Records from a data collection:
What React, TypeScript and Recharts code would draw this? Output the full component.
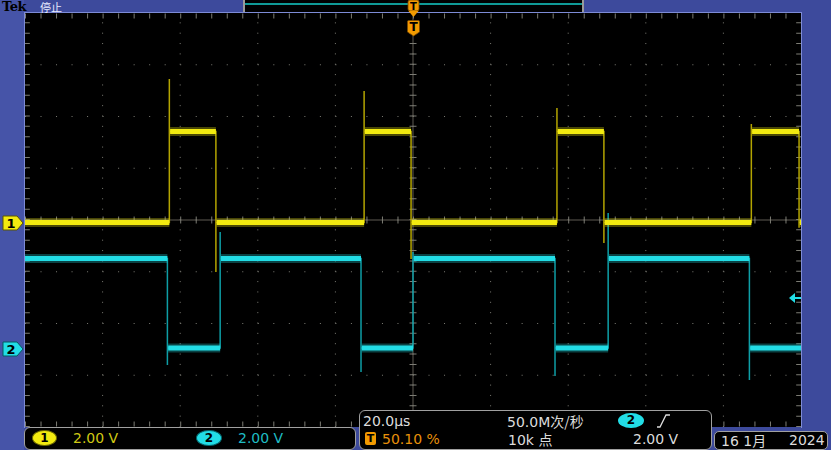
import React from 'react';
import { LineChart, Line, XAxis, YAxis, ReferenceLine } from 'recharts';

// ---- data (time in µs, volts) ----
const timeDomain = [-100, 100];
const timeGridTicks = [-80, -60, -40, -20, 0, 20, 40, 60, 80];
const ch1GridTicks = [-6, -4, -2, 0, 2, 4, 6]; // volts on ch1 scale (2 V/div)

const ch1Low = -0.1;
const ch1High = 3.42;
const ch1RiseTimes = [-62.8, -12.6, 37.1, 87.2];
const ch1RiseSpikes = [5.45, 4.99, 4.33, 3.71];
const ch1FallTimes = [-50.8, -0.5, 49.2, 99.5];
const ch1FallSpikes = [-2.01, -1.51, -0.89, -0.3];

const ch2Low = 0.05;
const ch2High = 3.51;
const ch2FallTimes = [-63.3, -13.4, 36.6, 86.7];
const ch2FallSpikes = [-0.6, -0.87, -1.03, -1.18];
const ch2RiseTimes = [-49.7, 0, 50.3];
const ch2RiseSpikes = [4.54, 3.76, 5.27];

// ---- build tables ----
type P = { t: number; v: number | null };

function buildCh1(): { trace: P[]; levels: P[] } {
  const trace: P[] = [{ t: -100, v: ch1Low }];
  const levels: P[] = [{ t: -100, v: ch1Low }];
  ch1RiseTimes.forEach((r, i) => {
    const f = ch1FallTimes[i];
    trace.push({ t: r, v: ch1Low }, { t: r, v: ch1RiseSpikes[i] }, { t: r, v: ch1High }, { t: f, v: ch1High }, { t: f, v: ch1FallSpikes[i] }, { t: f, v: ch1Low });
    levels.push({ t: r, v: ch1Low }, { t: r, v: null }, { t: r + 0.2, v: ch1High }, { t: f, v: ch1High }, { t: f, v: null }, { t: f + 0.2, v: ch1Low });
  });
  trace.push({ t: 100, v: ch1Low });
  levels.push({ t: 100, v: ch1Low });
  return { trace, levels };
}

function buildCh2(): { trace: P[]; levels: P[] } {
  const trace: P[] = [{ t: -100, v: ch2High }];
  const levels: P[] = [{ t: -100, v: ch2High }];
  ch2FallTimes.forEach((f, i) => {
    trace.push({ t: f, v: ch2High }, { t: f, v: ch2FallSpikes[i] }, { t: f, v: ch2Low });
    levels.push({ t: f, v: ch2High }, { t: f, v: null }, { t: f + 0.2, v: ch2Low });
    const r = ch2RiseTimes[i];
    if (r !== undefined) {
      trace.push({ t: r, v: ch2Low }, { t: r, v: ch2RiseSpikes[i] }, { t: r, v: ch2High });
      levels.push({ t: r, v: ch2Low }, { t: r, v: null }, { t: r + 0.2, v: ch2High });
    }
  });
  trace.push({ t: 100, v: ch2Low });
  levels.push({ t: 100, v: ch2Low });
  return { trace, levels };
}

const ch1 = buildCh1();
const ch2 = buildCh2();

const YEL = '#f2ea10';
const YEL_EDGE = '#b3a400';
const CYN = '#22dde6';
const CYN_EDGE = '#0e9ea6';
const GRID = '#7c7c74';
const CROSS = '#5e5b52';
const BLUE = '#3d4a9c';
const ORANGE = '#f29a00';

const abs = (l: number, t: number, w: number, h: number, extra: React.CSSProperties = {}): React.CSSProperties => ({
  position: 'absolute', left: l, top: t, width: w, height: h, ...extra,
});

const txt = (l: number, t: number, color: string, size = 14, extra: React.CSSProperties = {}): React.CSSProperties => ({
  position: 'absolute', left: l, top: t, color, fontSize: size, fontFamily: '"DejaVu Sans", sans-serif', lineHeight: '16px', whiteSpace: 'nowrap', ...extra,
});

export default function App() {
  const font = '"DejaVu Sans", sans-serif';
  return (
    <div style={{ position: 'fixed', left: 0, top: 0, width: 831, height: 450, background: BLUE, overflow: 'hidden', fontFamily: font }}>
      {/* left strip */}
      <div style={abs(0, 0, 24, 450, { background: '#4654a8' })} />
      {/* plot background */}
      <div style={abs(25, 13, 776, 414, { background: '#000' })} />
      {/* record view */}
      <div style={abs(243, 0, 341, 12, { background: '#000', borderLeft: '2px solid #9a9a9a', borderRight: '2px solid #9a9a9a', boxSizing: 'border-box' })} />
      <div style={abs(245, 3, 337, 2, { background: '#0f9a96' })} />

      <div style={{ position: 'absolute', left: 0, top: 13, width: 831, height: 437, overflow: 'hidden' }}>
        <div style={{ position: 'absolute', left: 0, top: -13 }}>
          <LineChart width={831} height={450} margin={{ top: 13, left: 25, right: 30, bottom: 23 }}>
            <XAxis dataKey="t" type="number" domain={timeDomain} hide allowDataOverflow />
            <YAxis yAxisId="ch1" type="number" domain={[-8, 8]} hide allowDataOverflow />
            <YAxis yAxisId="ch2" type="number" domain={[-3, 13]} hide allowDataOverflow />
            {timeGridTicks.map((t) => (
              <ReferenceLine key={'vx' + t} x={t} yAxisId="ch1" stroke={GRID} strokeDasharray="1 9.35" />
            ))}
            {ch1GridTicks.map((v) => (
              <ReferenceLine key={'hy' + v} y={v} yAxisId="ch1" stroke={GRID} strokeDasharray="1 14.52" />
            ))}
            {/* crosshair */}
            <ReferenceLine x={0} yAxisId="ch1" stroke={CROSS} />
            <ReferenceLine y={0} yAxisId="ch1" stroke={CROSS} />
            <ReferenceLine x={0} yAxisId="ch1" stroke={GRID} strokeWidth={7} strokeDasharray="1 9.35" />
            <ReferenceLine y={0} yAxisId="ch1" stroke={GRID} strokeWidth={7} strokeDasharray="1 14.52" />
            {/* border ticks */}
            <ReferenceLine y={7.88} yAxisId="ch1" stroke={GRID} strokeWidth={5} strokeDasharray="1 14.52" />
            <ReferenceLine y={-7.88} yAxisId="ch1" stroke={GRID} strokeWidth={5} strokeDasharray="1 14.52" />
            <ReferenceLine x={-99.4} yAxisId="ch1" stroke={GRID} strokeWidth={5} strokeDasharray="1 9.35" />
            <ReferenceLine x={99.4} yAxisId="ch1" stroke={GRID} strokeWidth={5} strokeDasharray="1 9.35" />

            {/* channel 2 */}
            <Line data={ch2.trace} dataKey="v" yAxisId="ch2" type="linear" stroke={CYN_EDGE} strokeWidth={1.5} dot={false} isAnimationActive={false} />
            <Line data={ch2.levels} dataKey="v" yAxisId="ch2" type="linear" stroke={CYN} strokeOpacity={0.3} strokeWidth={9} dot={false} isAnimationActive={false} connectNulls={false} />
            <Line data={ch2.levels} dataKey="v" yAxisId="ch2" type="linear" stroke={CYN} strokeWidth={5} dot={false} isAnimationActive={false} connectNulls={false} />
            {/* channel 1 */}
            <Line data={ch1.trace} dataKey="v" yAxisId="ch1" type="linear" stroke={YEL_EDGE} strokeWidth={1.5} dot={false} isAnimationActive={false} />
            <Line data={ch1.levels} dataKey="v" yAxisId="ch1" type="linear" stroke={YEL} strokeOpacity={0.3} strokeWidth={9} dot={false} isAnimationActive={false} connectNulls={false} />
            <Line data={ch1.levels} dataKey="v" yAxisId="ch1" type="linear" stroke={YEL} strokeWidth={5} dot={false} isAnimationActive={false} connectNulls={false} />
          </LineChart>
        </div>
      </div>

      {/* plot borders */}
      <div style={abs(24, 12, 778, 1, { background: '#7d8bd6' })} />
      <div style={abs(24, 12, 1, 416, { background: '#7d8bd6' })} />
      <div style={abs(801, 12, 1, 416, { background: '#7d8bd6' })} />

      {/* header text */}
      <div style={txt(2, 1, '#000', 13, { fontFamily: '"DejaVu Serif", serif', fontWeight: 'bold', lineHeight: '11px', letterSpacing: -0.5 })}>Tek</div>
      <div style={txt(40, 2, '#e8ecff', 11, { fontFamily: '"Noto Sans CJK SC", sans-serif', lineHeight: '10px', height: 10 })}>停止</div>

      {/* trigger markers */}
      <svg style={abs(400, 0, 30, 40)} width={30} height={40}>
        <rect x={8} y={0} width={11} height={11} rx={2} fill={ORANGE} stroke="#7a4a00" strokeWidth={0.8} />
        <text x={13.5} y={9.5} fontSize={10} fontWeight="bold" textAnchor="middle" fill="#000" fontFamily={font}>T</text>
        <polygon points="8.5,11 18.5,11 13.5,17" fill={ORANGE} />
        <path d="M7.5,21.5 Q7.5,20.5 9,20.5 L18,20.5 Q19.5,20.5 19.5,21.5 L19.5,32 L13.5,36 L7.5,32 Z" fill={ORANGE} stroke="#7a4a00" strokeWidth={0.8} />
        <text x={13.5} y={31} fontSize={12} fontWeight="bold" textAnchor="middle" fill="#000" fontFamily={font}>T</text>
      </svg>

      {/* channel markers */}
      <svg style={abs(0, 210, 26, 160)} width={26} height={160}>
        <path d="M3,6 L17,6 L23,13 L17,20 L3,20 Z" fill={YEL} stroke="#5a5600" strokeWidth={1} />
        <text x={11} y={18} fontSize={13} fontWeight="bold" textAnchor="middle" fill="#000" fontFamily={font}>1</text>
        <path d="M3,132 L17,132 L23,139 L17,146 L3,146 Z" fill={CYN} stroke="#055a60" strokeWidth={1} />
        <text x={11} y={144} fontSize={13} fontWeight="bold" textAnchor="middle" fill="#000" fontFamily={font}>2</text>
      </svg>

      {/* trigger level arrow */}
      <svg style={abs(786, 290, 16, 16)} width={16} height={16}>
        <polygon points="3,8 9,3 9,13" fill={CYN} />
        <rect x={8} y={7} width={7} height={2} fill={CYN} />
      </svg>

      {/* bottom readout box 1 */}
      <div style={abs(24, 427, 332, 23, { background: '#000', border: '1px solid #a0a0a0', borderRadius: 6, boxSizing: 'border-box' })} />
      <div style={abs(32, 430, 25, 16, { background: YEL, borderRadius: '50%', border: '1px solid #6a6600', boxSizing: 'border-box', textAlign: 'center', fontSize: 12, fontWeight: 'bold', lineHeight: '14px', color: '#000' })}>1</div>
      <div style={txt(73, 430, '#d0c814', 14)}>2.00 V</div>
      <div style={abs(196, 430, 26, 16, { background: CYN, borderRadius: '50%', border: '1px solid #05666c', boxSizing: 'border-box', textAlign: 'center', fontSize: 12, fontWeight: 'bold', lineHeight: '14px', color: '#000' })}>2</div>
      <div style={txt(238, 430, '#1fbcc4', 14)}>2.00 V</div>

      {/* bottom readout box 2 */}
      <div style={abs(359, 410, 353, 40, { background: '#000', border: '1px solid #a0a0a0', borderRadius: 6, boxSizing: 'border-box' })} />
      <div style={txt(363, 413, '#dcdcdc', 14)}>20.0µs</div>
      <div style={txt(507, 413, '#dcdcdc', 14)}>
        50.0M<span style={{ fontFamily: '"Noto Sans CJK SC", sans-serif' }}>次/秒</span>
      </div>
      <div style={abs(618, 413, 26, 15, { background: CYN, borderRadius: '50%', textAlign: 'center', fontSize: 12, fontWeight: 'bold', lineHeight: '15px', color: '#000' })}>2</div>
      <svg style={abs(655, 413, 18, 16)} width={18} height={16}>
        <path d="M2,14 L5,14 L11,2 L15,2" stroke="#dcdcdc" strokeWidth={1.3} fill="none" />
      </svg>
      <div style={abs(365, 432, 11, 13, { background: ORANGE, borderRadius: 2, textAlign: 'center', fontSize: 11, fontWeight: 'bold', lineHeight: '13px', color: '#000' })}>T</div>
      <div style={txt(382, 431, '#e8900a', 14)}>50.10 %</div>
      <div style={txt(508, 431, '#dcdcdc', 14)}>
        10k <span style={{ fontFamily: '"Noto Sans CJK SC", sans-serif' }}>点</span>
      </div>
      <div style={txt(633, 431, '#dcdcdc', 14)}>2.00 V</div>

      {/* date box */}
      <div style={abs(714, 431, 114, 19, { background: '#000', border: '1px solid #a0a0a0', borderRadius: 5, boxSizing: 'border-box' })} />
      <div style={txt(721, 432, '#dcdcdc', 14)}>
        16 1<span style={{ fontFamily: '"Noto Sans CJK SC", sans-serif' }}>月</span>
      </div>
      <div style={txt(789, 432, '#dcdcdc', 14)}>2024</div>
    </div>
  );
}
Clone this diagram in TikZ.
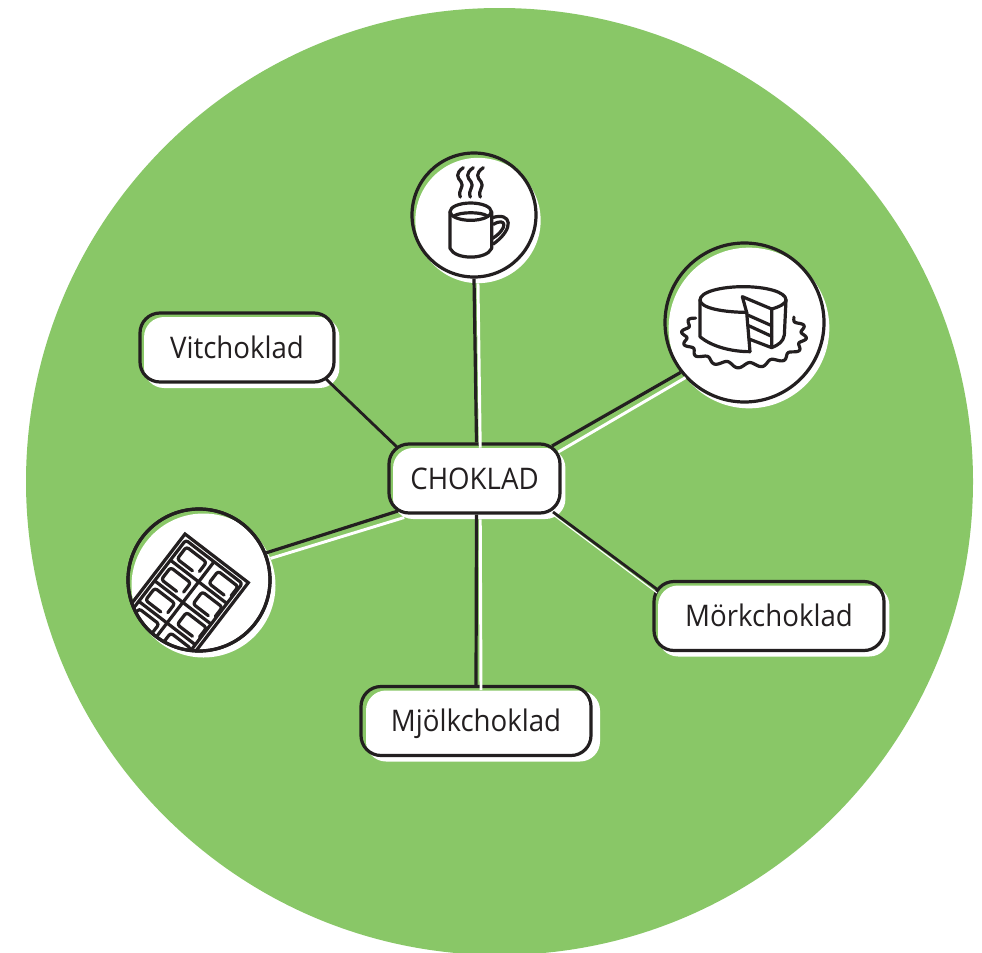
\documentclass[tikz,border=0pt]{standalone}
\usepackage{fontspec}
\setmainfont[FakeStretch=0.93]{Open Sans}
\definecolor{leaf}{HTML}{89C767}
\definecolor{ink}{HTML}{231F20}
\tikzset{
  boxbase/.style={rectangle,rounded corners=15pt,minimum height=51.75pt,inner sep=0pt},
  labelbox/.style={boxbase,draw=ink,line width=2.4pt,text=ink,text height=20pt,text depth=3.8pt,font=\fontsize{22.3}{25}\selectfont},
  boxshade/.style={boxbase,fill=white,minimum height=53.25pt},
  roundbase/.style={circle,inner sep=0pt},
  roundbox/.style={roundbase,draw=ink,line width=2.4pt},
  roundshade/.style={roundbase,fill=white},
  link/.style={draw=ink,line width=2.4pt},
  linkshade/.style={draw=white,line width=2.2pt},
  icon/.style={draw=ink,line width=2.4pt,line join=round,line cap=round},
  thinlink/.style={draw=ink,line width=2.1pt},
}
\begin{document}
\begin{tikzpicture}[x=0.75pt,y=-0.75pt]
\useasboundingbox (0,0) rectangle (982,953);
\clip (0,0) rectangle (982,953);
\fill[leaf] (499.5,481.5) circle (473.5);
% shadows
\node[boxshade,minimum width=129.25pt] (cs) at (479.25,483.5) {};
\node[boxshade,minimum width=146.5pt] (vs) at (241.75,352.5) {};
\node[boxshade,minimum width=173.5pt] (ms) at (773.75,621) {};
\node[boxshade,minimum width=175.5pt] (js) at (483,726) {};
\node[roundshade,minimum size=94pt] (kaffes) at (478,220.5) {};
\node[roundshade,minimum size=120.5pt] (tartas) at (749,328) {};
\node[roundshade,minimum size=108pt] (kakas) at (203.5,585.5) {};
% named nodes
\node[labelbox,minimum width=128.25pt] (choklad) at (474.5,478.5) {CHOKLAD};
\node[labelbox,minimum width=145.5pt] (vit) at (237,347.5) {Vitchoklad};
\node[labelbox,minimum width=172.5pt] (mork) at (769,616) {Mörkchoklad};
\node[labelbox,minimum width=172.5pt] (mjolk) at (476,721) {Mjölkchoklad};
\node[roundbox,minimum size=93pt] (kaffe) at (474,215) {};
\node[roundbox,minimum size=119.25pt] (tarta) at (744.5,322.5) {};
\node[roundbox,minimum size=106.5pt] (kaka) at (199,580) {};
% white connector shadows
\draw[linkshade] (kaffes.south) -- ([xshift=0.75pt]cs.north);
\draw[linkshade] ([xshift=0.75pt]cs.south) -- ([xshift=-1.5pt]js.north);
\draw[linkshade] (tartas.218.8) -- ([shift={(79,-31.5)}]cs.center);
\draw[linkshade] (kakas.22.8) -- ([shift={(-75,34)}]cs.center);
\draw[draw=white,line width=0.8pt] ([shift={(78,36)}]choklad.center) -- ([shift={(-112,-23)}]mork.center);
% connectors
\draw[link] (kaffe.south) -- ([xshift=1.5pt]choklad.north);
\draw[link] ([xshift=1.5pt]choklad.south) -- (mjolk.north);
\draw[link] (tarta.218.8) -- ([shift={(77.5,-32.5)}]choklad.center);
\draw[link] (kaka.22.8) -- ([shift={(-76.5,32.5)}]choklad.center);
\draw[thinlink] ([shift={(-76.5,-30.5)}]choklad.center) -- ([shift={(89,31.5)}]vit.center);
\draw[thinlink] ([shift={(78.5,33.5)}]choklad.center) -- ([shift={(-111,-26)}]mork.center);
% coffee icon
\begin{scope}[shift={(400,145)},x=0.25pt,y=-0.25pt]
  \draw[icon] (212,200) ellipse (62 and 26);
  \draw[icon] (162,213) .. controls (180,200) and (245,200) .. (262,213);
  \draw[icon] (150,200) -- (150,310) .. controls (165,345) and (260,345) .. (275,310) -- (275,200);
  \draw[icon] (277,218) .. controls (335,200) and (345,250) .. (280,297);
  \draw[icon] (280,238) .. controls (320,215) and (325,250) .. (278,280);
  \foreach \dx in {0,30,60}{
    \draw[icon,xshift=\dx*0.25pt] (190,68) .. controls (165,85) and (172,98) .. (183,110) .. controls (195,125) and (172,135) .. (181,156);
  }
\end{scope}
% cake icon
\begin{scope}[shift={(655,235)},x=0.25pt,y=-0.25pt]
  \draw[icon] plot[smooth,samples=170,domain=-35:215,variable=\t]
    ({267+(180+8*sin(16*\t))*cos(\t)},{300+(91+8*sin(16*\t))*sin(\t)});
  \fill[white] (135,195) -- (135,305) .. controls (170,335) and (230,350) .. (285,350) -- (350,338) .. controls (375,330) and (388,315) .. (388,300) -- (393,195) -- (260,150) -- cycle;
  \draw[icon] (275,232) .. controls (210,232) and (135,220) .. (135,195) .. controls (135,170) and (200,155) .. (265,155) .. controls (330,155) and (393,170) .. (393,195) .. controls (393,205) and (375,215) .. (350,222);
  \draw[icon] (275,232) -- (262,185) -- (350,222) -- (350,338);
  \draw[icon] (275,232) -- (285,350);
  \draw[icon] (135,195) -- (135,305) .. controls (170,335) and (230,350) .. (285,350);
  \draw[icon] (393,195) -- (388,300) .. controls (385,320) and (370,330) .. (350,338);
  \draw[icon] (282,312) -- (350,338);
  \draw[icon] (278,240) -- (350,272);
  \draw[icon] (281,272) -- (350,304);
\end{scope}
% chocolate icon
\begin{scope}
  \clip (199,580) circle (70);
  \begin{scope}[shift={(185,534)},x={(0.198pt,-0.152pt)},y={(-0.152pt,-0.198pt)}]
    \draw[icon,line cap=butt,line join=miter] (0,420) -- (0,0) -- (240,0) -- (240,420);
    \draw[icon,rounded corners=2pt] (13,420) -- (13,13) -- (227,13) -- (227,420);
    \draw[icon,line cap=butt] (120,13) -- (120,420);
    \foreach \v in {89,167,245,323,401}{
      \draw[icon,line cap=butt] (13,\v) -- (227,\v);
    }
    \foreach \u in {0,120}{
      \foreach \v in {11,89,167,245,323}{
        \draw[icon,rounded corners=2pt] (\u+103,\v+52) -- (\u+103,\v+17) -- (\u+27,\v+17) -- (\u+27,\v+63) -- (\u+85,\v+63);
      }
    }
  \end{scope}
\end{scope}
\node[roundbox,minimum size=106.5pt] at (199,580) {};
\end{tikzpicture}
\end{document}
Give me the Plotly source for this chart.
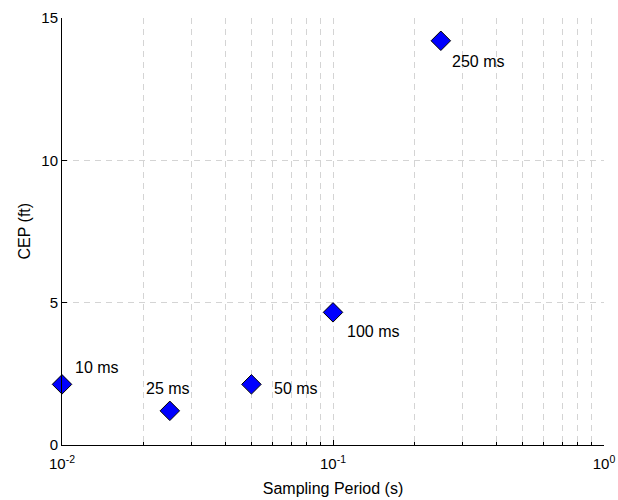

AIM OF THE EXERCISE: Up to and including the line with "const ch1FallSpikes = [-2.01, -1.51, -0.89, -0.3];", copy the data above from its first line. Skip pictures.

SOLUTION FOR THIS TASK:
What React, TypeScript and Recharts code would draw this? Output the full component.
import React from 'react';
import { LineChart, Line, XAxis, YAxis, ReferenceLine } from 'recharts';

// ---- data (time in µs, volts) ----
const timeDomain = [-100, 100];
const timeGridTicks = [-80, -60, -40, -20, 0, 20, 40, 60, 80];
const ch1GridTicks = [-6, -4, -2, 0, 2, 4, 6]; // volts on ch1 scale (2 V/div)

const ch1Low = -0.1;
const ch1High = 3.42;
const ch1RiseTimes = [-62.8, -12.6, 37.1, 87.2];
const ch1RiseSpikes = [5.45, 4.99, 4.33, 3.71];
const ch1FallTimes = [-50.8, -0.5, 49.2, 99.5];
const ch1FallSpikes = [-2.01, -1.51, -0.89, -0.3];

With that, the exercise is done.